***** RECORDS FOR PROCESSING *****

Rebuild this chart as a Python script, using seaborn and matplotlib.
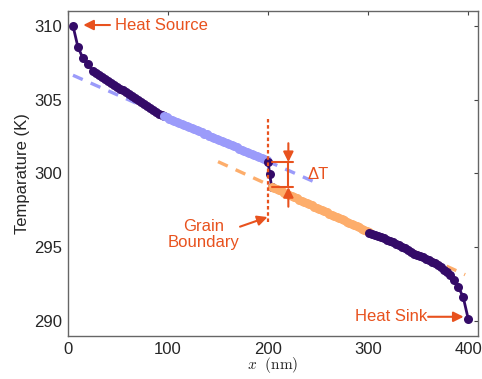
import matplotlib
matplotlib.use("Agg")
import matplotlib.pyplot as plt
import seaborn as sns
import pandas as pd

# data
left_x = [5, 10, 15, 20, 25, 28, 31, 34, 37, 40, 43, 46, 49, 52, 55, 58, 61, 64, 67,
          70, 73, 76, 79, 82, 85, 88, 91, 94, 96]
left_T = [310.0, 308.55, 307.8, 307.4, 306.95, 306.8, 306.66, 306.53, 306.4, 306.27,
          306.14, 306.01, 305.88, 305.75, 305.62, 305.49, 305.35, 305.22, 305.08,
          304.95, 304.82, 304.69, 304.56, 304.43, 304.3, 304.17, 304.05, 303.93, 303.86]

blue_x = [96, 98.5, 101, 103.5, 106, 108.5, 111, 113.5, 116, 118.5, 121, 123.5, 126,
          128.5, 131, 133.5, 136, 138.5, 141, 143.5, 146, 148.5, 151, 153.5, 156,
          158.5, 161, 163.5, 166, 168.5, 171, 173.5, 176, 178.5, 181, 183.5, 186,
          188.5, 191, 193.5, 196, 198.5, 200]
blue_T = [303.86, 303.79, 303.72, 303.63, 303.57, 303.5, 303.42, 303.36, 303.3, 303.21,
          303.14, 303.08, 303.0, 302.92, 302.86, 302.78, 302.7, 302.64, 302.57, 302.48,
          302.42, 302.35, 302.27, 302.2, 302.13, 302.05, 301.98, 301.91, 301.83,
          301.77, 301.69, 301.62, 301.55, 301.47, 301.4, 301.33, 301.25, 301.18,
          301.11, 301.03, 300.96, 300.88, 300.8]

gb_x = [200, 201.7, 203.5]
gb_T = [300.78, 299.95, 299.1]

orange_x = [203.5, 206, 208.5, 211, 213.5, 216, 218.5, 221, 223.5, 226, 228.5, 231,
            233.5, 236, 238.5, 241, 243.5, 246, 248.5, 251, 253.5, 256, 258.5, 261,
            263.5, 266, 268.5, 271, 273.5, 276, 278.5, 281, 283.5, 286, 288.5, 291,
            293.5, 296, 298.5, 301]
orange_T = [299.1, 299.02, 298.94, 298.86, 298.79, 298.7, 298.63, 298.54, 298.47,
            298.39, 298.31, 298.23, 298.15, 298.08, 297.99, 297.92, 297.84, 297.76,
            297.68, 297.6, 297.52, 297.45, 297.37, 297.28, 297.21, 297.13, 297.05,
            296.97, 296.89, 296.82, 296.74, 296.66, 296.58, 296.5, 296.43, 296.35,
            296.27, 296.19, 296.11, 296.02]

right_x = [301, 304, 307, 310, 313, 316, 319, 322, 325, 328, 331, 334, 337, 340, 343,
           346, 349, 352, 355, 358, 361, 364, 367, 370, 373, 376, 379, 382, 386, 390,
           395, 400]
right_T = [296.0, 295.9, 295.82, 295.76, 295.7, 295.62, 295.53, 295.44, 295.35, 295.25,
           295.15, 295.04, 294.93, 294.8, 294.68, 294.57, 294.47, 294.4, 294.32,
           294.24, 294.15, 294.04, 293.92, 293.79, 293.65, 293.5, 293.34, 293.12,
           292.78, 292.33, 291.65, 290.18]

blue_fit_x = [5, 250]
blue_fit_T = [306.65, 299.32]
orange_fit_x = [150, 397]
orange_fit_T = [300.8, 293.15]

dark = "#340b68"
light_blue = "#9b9bfa"
light_orange = "#fdad6b"
accent = "#e8521e"

sns.set_style("white")
plt.rcParams["font.family"] = ["Liberation Sans", "DejaVu Sans"]
plt.rcParams["mathtext.fontset"] = "cm"

fig = plt.figure(figsize=(4.82, 3.79), dpi=100)
ax = fig.add_axes([0.141, 0.1135, 0.851, 0.8575])

# linear fits, drawn behind the data
sns.lineplot(x=blue_fit_x, y=blue_fit_T, ax=ax, color=light_blue, lw=2.4,
             linestyle=(0, (3.2, 2.6)))
sns.lineplot(x=orange_fit_x, y=orange_fit_T, ax=ax, color=light_orange, lw=2.4,
             linestyle=(0, (3.2, 2.6)))

segs = [(left_x, left_T, dark), (blue_x, blue_T, light_blue),
        (gb_x, gb_T, dark), (orange_x, orange_T, light_orange),
        (right_x, right_T, dark)]
for xs, ts, c in segs:
    df = pd.DataFrame({"x": xs, "T": ts})
    sns.lineplot(data=df, x="x", y="T", ax=ax, color=c, lw=2.0, marker="o",
                 markersize=6.5, markeredgewidth=0, sort=False)

ax.set_xlim(0, 410)
ax.set_ylim(289, 311)
ax.set_xticks([0, 100, 200, 300, 400])
ax.set_yticks([290, 295, 300, 305, 310])
ax.tick_params(direction="in", length=3, width=0.8, color="#444444",
               top=True, right=True, labelsize=12, pad=4)
for s in ax.spines.values():
    s.set_color("#666666")
    s.set_linewidth(1.0)
ax.set_xlabel(r"$x\ \ (\mathrm{nm})$", fontsize=11, labelpad=-1)
ax.set_ylabel("Temparature (K)", fontsize=12, labelpad=3)

# annotations
arr = dict(arrowstyle="-|>,head_length=0.6,head_width=0.3", color=accent, lw=1.5,
           shrinkA=0, shrinkB=0)
ax.annotate("", xy=(15.3, 310.05), xytext=(42, 310.05), arrowprops=arr)
ax.text(47, 310.05, "Heat Source", color=accent, fontsize=12, va="center", ha="left")
ax.annotate("", xy=(395.5, 290.3), xytext=(360, 290.3), arrowprops=arr)
ax.text(359, 290.3, "Heat Sink", color=accent, fontsize=12, va="center", ha="right")

ax.plot([200, 200], [296.7, 303.7], color=accent, lw=1.6, linestyle=(0, (1.6, 1.2)))
ax.text(136, 295.85, "Grain\nBoundary", color=accent, fontsize=12, ha="center",
        va="center", linespacing=1.05)
ax.annotate("", xy=(199.5, 297.05), xytext=(172, 296.4), arrowprops=arr)

ax.plot([203.7, 224.7], [300.77, 300.77], color=accent, lw=1.5)
ax.plot([203.7, 224.7], [299.08, 299.08], color=accent, lw=1.5)
ax.plot([220.3, 220.3], [300.77, 299.08], color=accent, lw=1.5)
ax.annotate("", xy=(220.3, 300.77), xytext=(220.3, 302.05), arrowprops=arr)
ax.annotate("", xy=(220.3, 299.08), xytext=(220.3, 297.75), arrowprops=arr)
ax.text(239.5, 299.93, "ΔT", color=accent, fontsize=12, va="center", ha="left")

fig.savefig("out.png", dpi=100)
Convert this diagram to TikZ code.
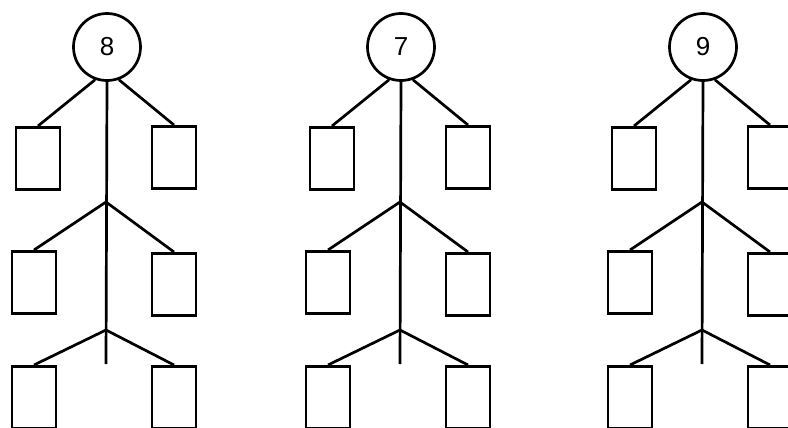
\documentclass[tikz,border=0pt]{standalone}
\usepackage{fontspec}
\setmainfont{Liberation Sans}
\usetikzlibrary{positioning}

\begin{document}
\begin{tikzpicture}[
    x=1pt, y=-1pt,
    head/.style={circle, draw, line width=2.7pt, minimum size=67pt,
                 inner sep=0pt, font=\fontsize{26}{26}\selectfont},
    slot/.style={rectangle, draw, line width=2.7pt, minimum width=44pt,
                 minimum height=62pt, anchor=north},
    limb/.style={line width=2.7pt}
]
\useasboundingbox (0,0) rectangle (788,428);

\foreach \x/\d in {106/8, 400/7, 702/9} {
    % Head
    \node[head] (head\d) at (\x+1,47) {\d};

    % Boxes
    \node[slot] (lefta\d)  at (\x-68,126) {};
    \node[slot] (righta\d) at (\x+68,125) {};
    \node[slot] (leftb\d)  at (\x-72,250) {};
    \node[slot] (rightb\d) at (\x+68,252) {};
    \node[slot] (leftc\d)  at (\x-72,365) {};
    \node[slot] (rightc\d) at (\x+68,365) {};

    % Trunk
    \coordinate (forkb\d) at (\x,202);
    \coordinate (forkc\d) at (\x,330);
    \coordinate (foot\d) at (\x,364);
    \draw[limb] (head\d.south) -- (foot\d);

    % Arms
    \draw[limb] (head\d.250) -- (lefta\d.north);
    \draw[limb] (head\d.290) -- (righta\d.north);
    \draw[limb] (leftb\d.north) -- (forkb\d) -- (rightb\d.north);
    \draw[limb] (leftc\d.north) -- (forkc\d) -- (rightc\d.north);
}

\end{tikzpicture}
\end{document}
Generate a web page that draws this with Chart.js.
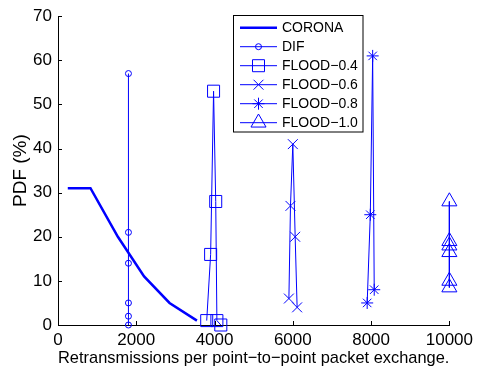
<!DOCTYPE html>
<html>
<head>
<meta charset="utf-8">
<script src="https://cdn.jsdelivr.net/npm/chart.js@4.4.1/dist/chart.umd.min.js"></script>
<style>
  html, body { margin: 0; padding: 0; background: #fff; }
  #wrap { width: 478px; height: 371px; }
</style>
</head>
<body>
<div id="wrap"><canvas id="pdfChart" width="478" height="371"></canvas></div>
<script>
// Dados
const seriesNames = ['CORONA', 'DIF', 'FLOOD\u22120.4', 'FLOOD\u22120.6', 'FLOOD\u22120.8', 'FLOOD\u22121.0'];

const coronaX = [250, 830, 1530, 2200, 2850, 3550];
const coronaY = [31, 31, 20, 11, 5, 1];

const difX = [1800, 1800, 1800, 1800, 1800, 1800];
const difY = [0, 2, 5, 14, 21, 57];

const flood04X = [3800, 3900, 3975, 4030, 4060, 4160];
const flood04Y = [1, 16, 53, 28, 1, 0];

const flood06X = [5900, 5940, 6000, 6060, 6110];
const flood06Y = [6, 27, 41, 20, 4];

const flood08X = [7900, 7980, 8040, 8080];
const flood08Y = [5, 25, 61, 8];

const flood10X = [10000, 10000, 10000, 10000, 10000, 10000];
const flood10Y = [28, 19, 18, 16.5, 10, 8.5];

const xTicks = [0, 2000, 4000, 6000, 8000, 10000];
const yTicks = [0, 10, 20, 30, 40, 50, 60, 70];

const BLUE = '#0000ff';
const FONT = '"Liberation Sans", Arial, Helvetica, sans-serif';

const toPoints = (xs, ys) => xs.map((x, i) => ({ x: x, y: ys[i] }));

const markers = [
    { style: false, radius: 0, width: 2.5 },
    { style: 'circle', radius: 3, width: 1 },
    { style: 'rect', radius: 8.5, width: 1 },
    { style: 'crossRot', radius: 7, width: 1 },
    { style: 'star', radius: 6, width: 1 },
    { style: 'triangle', radius: 8.7, width: 1 }
];

const allX = [coronaX, difX, flood04X, flood06X, flood08X, flood10X];
const allY = [coronaY, difY, flood04Y, flood06Y, flood08Y, flood10Y];

const datasets = seriesNames.map((name, i) => ({
    label: name,
    data: toPoints(allX[i], allY[i]),
    showLine: true,
    clip: false,
    borderColor: BLUE,
    backgroundColor: 'rgba(0,0,0,0)',
    borderWidth: markers[i].width,
    pointStyle: markers[i].style,
    pointRadius: markers[i].radius,
    pointBorderColor: BLUE,
    pointBackgroundColor: 'rgba(0,0,0,0)',
    pointBorderWidth: 1,
    tension: 0
}));

// ticks para dentro, estilo MATLAB
const innerTicks = {
    id: 'innerTicks',
    afterDraw(chart) {
        const ctx = chart.ctx;
        const xs = chart.scales.x, ys = chart.scales.y;
        const area = chart.chartArea;
        ctx.save();
        ctx.strokeStyle = '#000';
        ctx.lineWidth = 1;
        ctx.beginPath();
        xTicks.forEach(v => {
            const px = Math.round(xs.getPixelForValue(v)) + 0.5;
            ctx.moveTo(px, area.bottom);
            ctx.lineTo(px, area.bottom - 4);
        });
        yTicks.forEach(v => {
            const py = Math.round(ys.getPixelForValue(v)) + 0.5;
            ctx.moveTo(area.left, py);
            ctx.lineTo(area.left + 4, py);
        });
        ctx.stroke();
        ctx.restore();
    }
};

// legenda desenhada à mão
const boxLegend = {
    id: 'boxLegend',
    afterDraw(chart) {
        const ctx = chart.ctx;
        const left = 233.5, top = 15.5, right = 363, bottom = 132;
        ctx.save();
        ctx.fillStyle = '#fff';
        ctx.fillRect(left, top, right - left, bottom - top);
        ctx.strokeStyle = '#000';
        ctx.lineWidth = 1;
        ctx.strokeRect(left, top, right - left, bottom - top);
        seriesNames.forEach((name, i) => {
            const y = 27.7 + i * 19;
            ctx.strokeStyle = BLUE;
            ctx.lineWidth = markers[i].width;
            ctx.beginPath();
            ctx.moveTo(240, y);
            ctx.lineTo(277, y);
            ctx.stroke();
            if (markers[i].style && Chart.helpers && Chart.helpers.drawPoint) {
                ctx.lineWidth = 1;
                ctx.fillStyle = 'rgba(0,0,0,0)';
                Chart.helpers.drawPoint(ctx, {
                    pointStyle: markers[i].style,
                    radius: markers[i].radius,
                    rotation: 0,
                    borderWidth: 1
                }, 258.5, y);
            }
            ctx.fillStyle = '#000';
            ctx.font = '14px ' + FONT;
            ctx.textBaseline = 'middle';
            ctx.textAlign = 'left';
            ctx.fillText(name, 282, y + 0.5);
        });
        ctx.restore();
    }
};

new Chart(document.getElementById('pdfChart').getContext('2d'), {
    type: 'scatter',
    data: { datasets: datasets },
    plugins: [innerTicks, boxLegend],
    options: {
        responsive: false,
        animation: false,
        events: [],
        layout: { padding: { top: 13, right: 25, left: 0, bottom: 0 } },
        plugins: { legend: { display: false }, tooltip: { enabled: false } },
        scales: {
            x: {
                type: 'linear',
                min: 0,
                max: 10000,
                afterFit: s => { s.height = 46; },
                afterBuildTicks: s => { s.ticks = xTicks.map(v => ({ value: v })); },
                grid: { drawOnChartArea: false, drawTicks: false },
                border: { display: true, color: '#000', width: 1 },
                ticks: {
                    color: '#000',
                    padding: 5,
                    maxRotation: 0,
                    font: { family: FONT, size: 17 },
                    callback: v => String(v)
                },
                title: {
                    display: true,
                    text: 'Retransmissions per point\u2212to\u2212point packet exchange.',
                    color: '#000',
                    font: { family: FONT, size: 17 },
                    padding: { top: 0, bottom: 2.5 }
                }
            },
            y: {
                type: 'linear',
                min: 0,
                max: 70,
                afterFit: s => { s.width = 58; },
                afterBuildTicks: s => { s.ticks = yTicks.map(v => ({ value: v })); },
                grid: { drawOnChartArea: false, drawTicks: false },
                border: { display: true, color: '#000', width: 1 },
                ticks: {
                    color: '#000',
                    padding: 6,
                    font: { family: FONT, size: 17 },
                    callback: v => String(v)
                },
                title: {
                    display: true,
                    text: 'PDF (%)',
                    color: '#000',
                    font: { family: FONT, size: 19 },
                    padding: { top: 9, bottom: 0 }
                }
            }
        }
    }
});
</script>
</body>
</html>
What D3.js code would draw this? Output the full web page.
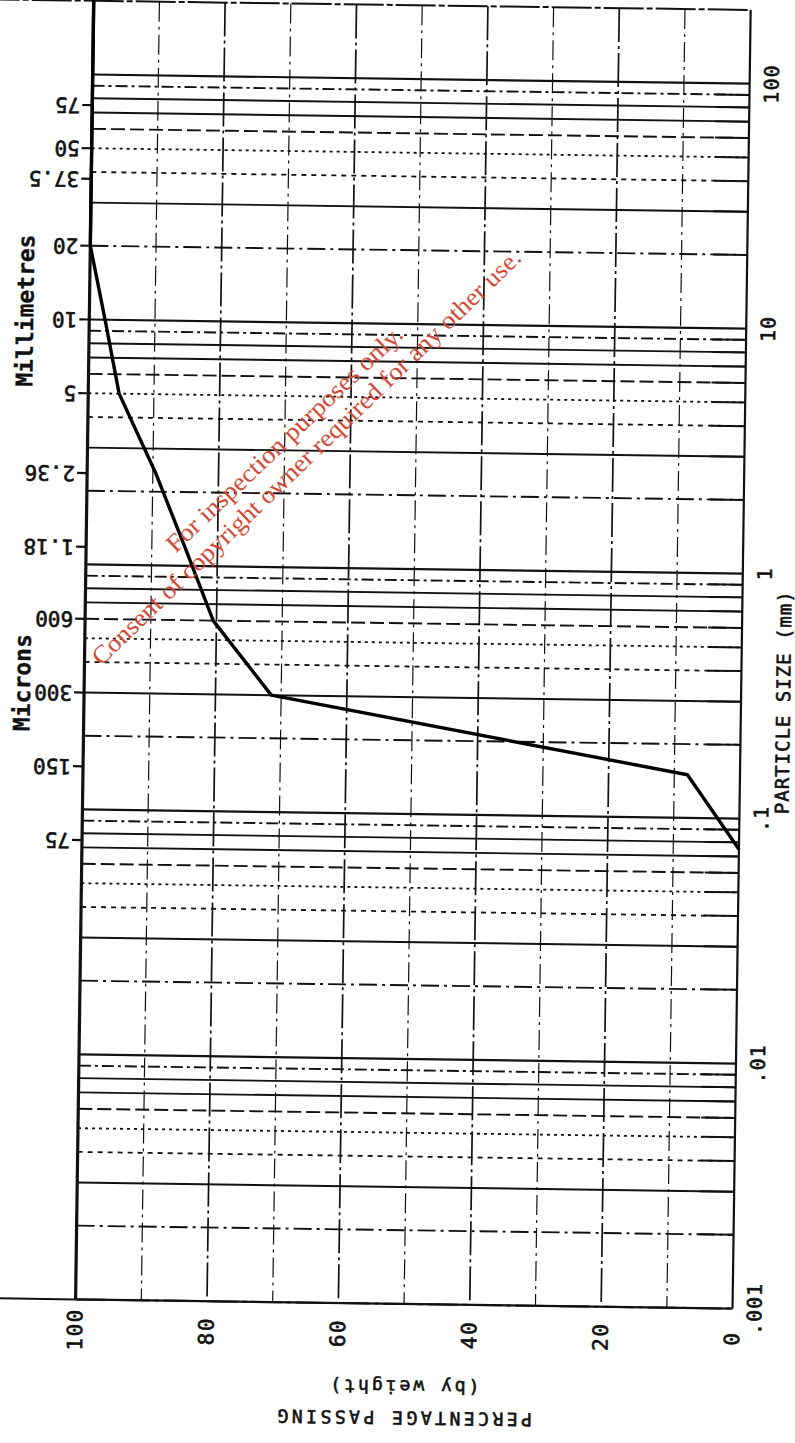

*****

== GIVEN PROBLEM ==
Reproduce only the lines of the records from the start up to and including the line that holds "304.05, 303.93, 303.86]"; do not carry over any picture.

== CORRECT RESULT ==
Rebuild this chart as a Python script, using seaborn and matplotlib.
import matplotlib
matplotlib.use("Agg")
import matplotlib.pyplot as plt
import seaborn as sns
import pandas as pd

# data
left_x = [5, 10, 15, 20, 25, 28, 31, 34, 37, 40, 43, 46, 49, 52, 55, 58, 61, 64, 67,
          70, 73, 76, 79, 82, 85, 88, 91, 94, 96]
left_T = [310.0, 308.55, 307.8, 307.4, 306.95, 306.8, 306.66, 306.53, 306.4, 306.27,
          306.14, 306.01, 305.88, 305.75, 305.62, 305.49, 305.35, 305.22, 305.08,
          304.95, 304.82, 304.69, 304.56, 304.43, 304.3, 304.17, 304.05, 303.93, 303.86]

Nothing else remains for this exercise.